Over the past thirty years Richard Nixon’s famous comment “we are all Keynesians now” could hardly have rung more hollow. Since the introduction of inflation targeting, economists and the market have looked to monetary policy as the tool for demand management in the economy—fiscal policy barely had a look in. But now the consensus is starting to shift, and one of the most important legacies of the pandemic may well be a more balanced approach to economic policy.
If only it had happened sooner.
For some time, evidence has pointed to monetary policy losing its efficacy as a tool for managing the economy. Indeed, central banks have consistently missed inflation targets for a decade—the evidence is there almost no matter how you frame the problem.
But our analysis points to a vastly weaker empirical link between conventional monetary policy and GDP growth than most assume. This is consistent with the breakdown in the Philips curve—the relationship between inflation and unemployment, on which the crucial link between monetary policy and output in the New Keynesian model relies. Ironically, it might be that central banks might have been too successful in reducing inflation expectations and, in doing so, harmed their ability to affect inflation.
What’s more, our structural modelling suggests that it’s demographic forces that are pushing real equilibrium interest rates deeply negative, even beyond levels that are feasible for actual policy rates to reach, making central bankers’ jobs even harder.
This shouldn’t be a surprise. The current macroeconomic policy framework was designed to confront decades of high inflation generated by often procyclical fiscal policy. But we face a completely different world now after 30 years of structural shifts—many of which the pandemic has exacerbated.
Some will point to soaring government budget deficits and say that we have already embraced fiscal policy as an important demand management tool. But the vast majority of the measures so far have been aimed at mitigating the damage inflicted by the pandemic rather than strengthening the recovery.

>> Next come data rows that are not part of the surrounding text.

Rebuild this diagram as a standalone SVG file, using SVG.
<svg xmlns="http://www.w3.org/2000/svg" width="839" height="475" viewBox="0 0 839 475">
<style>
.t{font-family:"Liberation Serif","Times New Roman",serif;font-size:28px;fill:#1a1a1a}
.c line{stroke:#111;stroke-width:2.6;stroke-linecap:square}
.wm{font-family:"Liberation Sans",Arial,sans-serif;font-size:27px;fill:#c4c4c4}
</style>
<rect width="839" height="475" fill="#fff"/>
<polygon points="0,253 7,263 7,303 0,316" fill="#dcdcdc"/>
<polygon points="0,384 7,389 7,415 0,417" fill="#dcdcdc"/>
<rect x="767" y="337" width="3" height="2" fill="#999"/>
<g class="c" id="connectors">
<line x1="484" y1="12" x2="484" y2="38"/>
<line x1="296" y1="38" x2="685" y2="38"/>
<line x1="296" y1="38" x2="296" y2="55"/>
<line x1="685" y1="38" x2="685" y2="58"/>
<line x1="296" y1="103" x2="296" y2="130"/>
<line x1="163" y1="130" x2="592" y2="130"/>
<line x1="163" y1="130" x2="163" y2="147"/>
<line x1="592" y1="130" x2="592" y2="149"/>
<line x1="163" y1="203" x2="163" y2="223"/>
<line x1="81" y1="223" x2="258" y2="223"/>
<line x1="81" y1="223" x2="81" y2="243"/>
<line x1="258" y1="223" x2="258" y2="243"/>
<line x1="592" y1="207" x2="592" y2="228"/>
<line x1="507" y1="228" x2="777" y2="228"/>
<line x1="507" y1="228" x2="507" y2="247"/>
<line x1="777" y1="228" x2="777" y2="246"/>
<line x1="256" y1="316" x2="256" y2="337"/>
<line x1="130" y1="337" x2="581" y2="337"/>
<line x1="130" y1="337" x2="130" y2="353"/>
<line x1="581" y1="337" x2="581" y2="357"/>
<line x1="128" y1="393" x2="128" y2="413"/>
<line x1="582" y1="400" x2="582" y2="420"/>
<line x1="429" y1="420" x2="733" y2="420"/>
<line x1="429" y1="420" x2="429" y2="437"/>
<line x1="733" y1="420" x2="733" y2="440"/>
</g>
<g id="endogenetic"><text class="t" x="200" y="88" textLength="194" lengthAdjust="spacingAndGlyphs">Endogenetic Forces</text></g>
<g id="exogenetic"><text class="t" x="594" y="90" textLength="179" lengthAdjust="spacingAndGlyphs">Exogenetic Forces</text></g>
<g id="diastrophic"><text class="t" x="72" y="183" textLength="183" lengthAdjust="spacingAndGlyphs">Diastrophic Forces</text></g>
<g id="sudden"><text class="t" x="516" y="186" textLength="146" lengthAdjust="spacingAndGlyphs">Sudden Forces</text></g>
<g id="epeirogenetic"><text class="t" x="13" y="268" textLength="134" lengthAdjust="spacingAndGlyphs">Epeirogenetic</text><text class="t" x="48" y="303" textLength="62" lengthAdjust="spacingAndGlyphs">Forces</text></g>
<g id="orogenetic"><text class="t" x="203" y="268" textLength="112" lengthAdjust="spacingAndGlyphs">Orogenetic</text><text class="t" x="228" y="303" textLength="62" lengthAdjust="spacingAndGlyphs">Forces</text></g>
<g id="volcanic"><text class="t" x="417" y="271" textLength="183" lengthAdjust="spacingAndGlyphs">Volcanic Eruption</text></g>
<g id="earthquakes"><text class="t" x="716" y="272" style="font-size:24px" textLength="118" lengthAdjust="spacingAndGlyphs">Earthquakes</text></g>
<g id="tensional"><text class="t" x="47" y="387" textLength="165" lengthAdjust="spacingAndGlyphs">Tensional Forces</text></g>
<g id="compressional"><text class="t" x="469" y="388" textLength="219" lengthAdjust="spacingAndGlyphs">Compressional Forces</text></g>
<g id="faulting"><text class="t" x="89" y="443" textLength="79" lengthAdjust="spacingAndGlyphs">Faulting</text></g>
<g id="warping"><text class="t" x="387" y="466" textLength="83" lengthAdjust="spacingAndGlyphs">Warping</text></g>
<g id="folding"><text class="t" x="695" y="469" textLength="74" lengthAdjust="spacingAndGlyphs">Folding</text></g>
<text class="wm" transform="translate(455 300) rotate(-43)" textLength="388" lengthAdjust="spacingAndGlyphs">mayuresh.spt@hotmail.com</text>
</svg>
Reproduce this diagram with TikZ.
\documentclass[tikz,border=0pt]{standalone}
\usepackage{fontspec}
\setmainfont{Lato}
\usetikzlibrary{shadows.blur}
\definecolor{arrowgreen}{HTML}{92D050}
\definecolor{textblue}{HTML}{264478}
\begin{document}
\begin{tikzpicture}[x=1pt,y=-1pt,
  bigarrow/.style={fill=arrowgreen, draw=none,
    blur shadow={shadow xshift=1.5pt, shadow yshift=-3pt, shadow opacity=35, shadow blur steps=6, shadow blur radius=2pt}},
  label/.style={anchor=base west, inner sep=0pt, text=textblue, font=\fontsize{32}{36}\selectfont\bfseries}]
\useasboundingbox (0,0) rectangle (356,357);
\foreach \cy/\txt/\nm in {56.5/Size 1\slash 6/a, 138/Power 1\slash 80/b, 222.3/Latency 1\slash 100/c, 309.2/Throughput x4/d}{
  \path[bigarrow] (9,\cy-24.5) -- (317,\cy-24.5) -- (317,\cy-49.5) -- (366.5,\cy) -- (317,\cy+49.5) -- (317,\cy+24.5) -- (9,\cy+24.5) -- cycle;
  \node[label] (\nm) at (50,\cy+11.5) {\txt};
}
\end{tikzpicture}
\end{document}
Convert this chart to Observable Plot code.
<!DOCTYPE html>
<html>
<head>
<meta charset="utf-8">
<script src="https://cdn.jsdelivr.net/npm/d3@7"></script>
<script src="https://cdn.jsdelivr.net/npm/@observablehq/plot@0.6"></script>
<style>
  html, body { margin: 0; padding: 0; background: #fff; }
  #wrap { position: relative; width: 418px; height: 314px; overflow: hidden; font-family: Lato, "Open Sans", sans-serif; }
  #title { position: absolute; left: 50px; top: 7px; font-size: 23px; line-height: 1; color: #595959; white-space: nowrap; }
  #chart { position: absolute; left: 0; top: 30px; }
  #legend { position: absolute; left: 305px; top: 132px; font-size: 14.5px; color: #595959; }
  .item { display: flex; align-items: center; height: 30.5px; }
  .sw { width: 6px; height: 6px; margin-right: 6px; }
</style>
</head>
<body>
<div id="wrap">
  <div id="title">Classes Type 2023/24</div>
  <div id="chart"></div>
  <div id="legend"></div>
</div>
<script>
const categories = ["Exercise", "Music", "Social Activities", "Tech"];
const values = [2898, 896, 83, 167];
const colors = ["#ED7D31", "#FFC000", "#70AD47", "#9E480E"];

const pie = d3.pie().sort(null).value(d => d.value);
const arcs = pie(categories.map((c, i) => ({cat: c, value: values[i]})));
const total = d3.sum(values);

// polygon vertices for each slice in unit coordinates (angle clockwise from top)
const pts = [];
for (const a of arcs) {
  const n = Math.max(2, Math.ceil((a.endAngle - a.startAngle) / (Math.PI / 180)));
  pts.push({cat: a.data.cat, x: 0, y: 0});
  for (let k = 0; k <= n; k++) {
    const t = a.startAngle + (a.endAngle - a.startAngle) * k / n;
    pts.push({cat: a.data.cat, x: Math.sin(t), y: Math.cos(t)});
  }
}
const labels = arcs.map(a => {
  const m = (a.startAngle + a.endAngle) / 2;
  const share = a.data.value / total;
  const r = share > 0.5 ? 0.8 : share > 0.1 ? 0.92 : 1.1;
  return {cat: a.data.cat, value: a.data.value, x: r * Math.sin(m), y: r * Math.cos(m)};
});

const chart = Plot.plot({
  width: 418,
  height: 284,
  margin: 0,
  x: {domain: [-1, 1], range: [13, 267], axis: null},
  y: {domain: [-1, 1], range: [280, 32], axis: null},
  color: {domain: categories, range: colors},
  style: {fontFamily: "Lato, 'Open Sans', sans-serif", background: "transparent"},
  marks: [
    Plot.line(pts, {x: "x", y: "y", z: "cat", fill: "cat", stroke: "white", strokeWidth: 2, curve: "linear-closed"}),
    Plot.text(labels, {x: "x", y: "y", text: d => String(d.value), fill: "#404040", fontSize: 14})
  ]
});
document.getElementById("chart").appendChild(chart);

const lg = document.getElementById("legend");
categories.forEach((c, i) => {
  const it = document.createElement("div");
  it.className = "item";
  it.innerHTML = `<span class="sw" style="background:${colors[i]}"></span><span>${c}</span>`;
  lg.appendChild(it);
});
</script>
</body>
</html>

Still, as past pandemics show, fiscal policy can be a crucial differentiator in determining the strength of recovery. In fact, the world is already in a liquidity trap. And if policy-makers want to strengthen the recovery they don’t have much of a choice but to embrace more active use of fiscal policy. As the IMF and others have pointed out, 60% of the world economy now has policy rates below 1%. And as we’ve demonstrated, fiscal multipliers can be up to twice as powerful under current conditions.

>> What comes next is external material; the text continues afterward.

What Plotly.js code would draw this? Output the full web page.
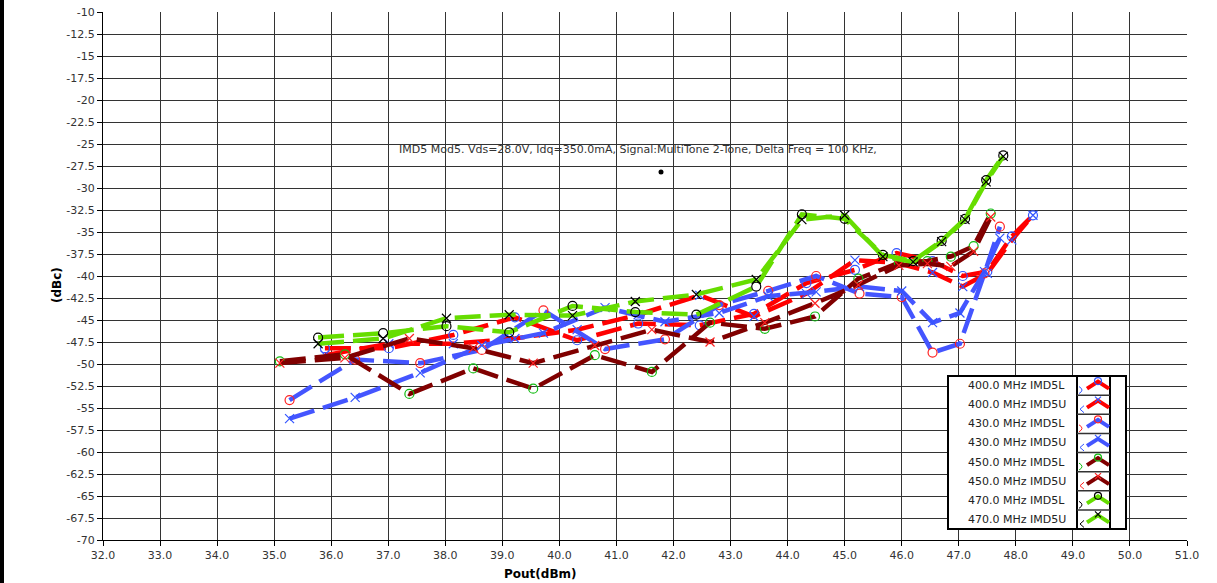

In a demand-deficient world economy, fiscal policy needs to step up more consistently.
To be clear, monetary policy still has an important role to play—in fact it has two. But both are very much support roles in the current environment.
First, central banks are acting as and must continue to be, a circuit breaker between the economy and the financial sector. The potential for a financial crisis in the wake of such an enormous demand shock is not to be ignored. Among our global client base this remains a persistent and significant worry. But central banks have an impressive arsenal at their disposal to combat such a threat.
Second, central banks’ asset purchases are key to limiting the supply of safe assets and keeping yields and debt costs low. But as issuance limits on purchases approach, central bankers will have to continue to fend off claims of monetary financing.
So a shift of emphasis toward fiscal policy now seems imperative. If it continues, it will define the next phases of the global recovery. Winners and losers will, in part, be decided by how much fiscal space is available to each economy and how it is used. We may also start to see the return of output volatility and current relationships in financial markets may start to break down. What is clear is that the choices made now between becoming a bit more Keynesian and accepting weak growth will have profound consequences.